Contemporary wax printed textiles stretched onto frames—I’m guessing 24″ x 36″— like art: as stunning as the fashions in the Creative Africa exhibit currently at the Philadelphia Museum of Art’s Perlman annex. Did you catch my blog post about that? you can look at it here.
The comments are really interesting, as comments always are! The print below, though it seems to belittle conversation and communication, nonetheless speaks to the way all us quilters silently express ourselves through cloth:
Although most people think of them as African, the fabrics are designed by Dutch designers and made in the Netherlands by Vlisco. Still, they are inspired by African motifs and symbols, and made into clothing and worn mostly by Africans. Here’s a photo from the collection of African architect Francis Kéré, also shown in the PMA exhibit:
Clearly, the fabric you wear is an important way of expressing who you are. And your position in society. Here, the reference is to bolts of fabric included in an African woman’s dowry.

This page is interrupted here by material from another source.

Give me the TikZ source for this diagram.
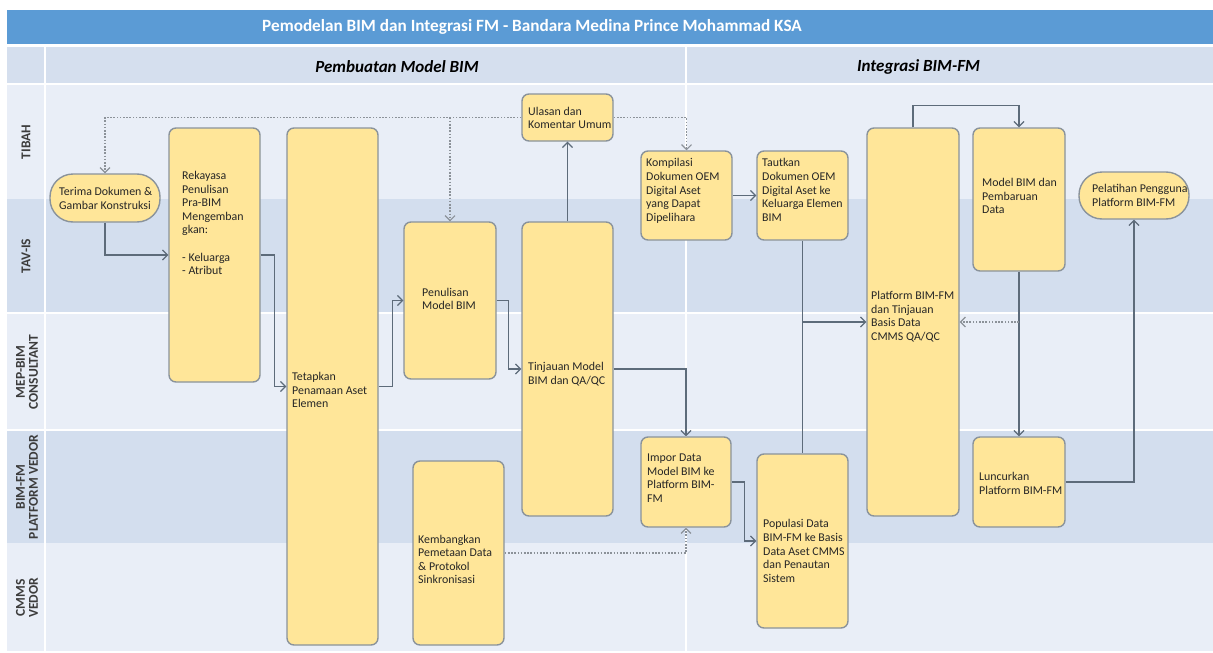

I naturally gravitated toward other motifs related to cutting and stitching:
Symbols of upwardly mobile wealth, especially for women in the market and on the go, also take the forms of fancy shoes, wheels, and cars.
On the grill of a luxury car, the Vlisco logo takes over for Mercedes Benz.
Think those cracks in the side mirrors of a Mercedes refer to our warped perceptions of where we’ve come from, i.e., our humble beginnings? Or literally to the batik process of breaking up the wax painted on the fabric so dyes can seep into the cracks?
Another traffic-related print poses the question, are you heading towards love or money?
Perhaps the most “out-there” fabric from 1953 features a traditional patchwork design around a sort of fertility mandala, shall I say? It’s named after an African proverb that translates to “children are better than money.”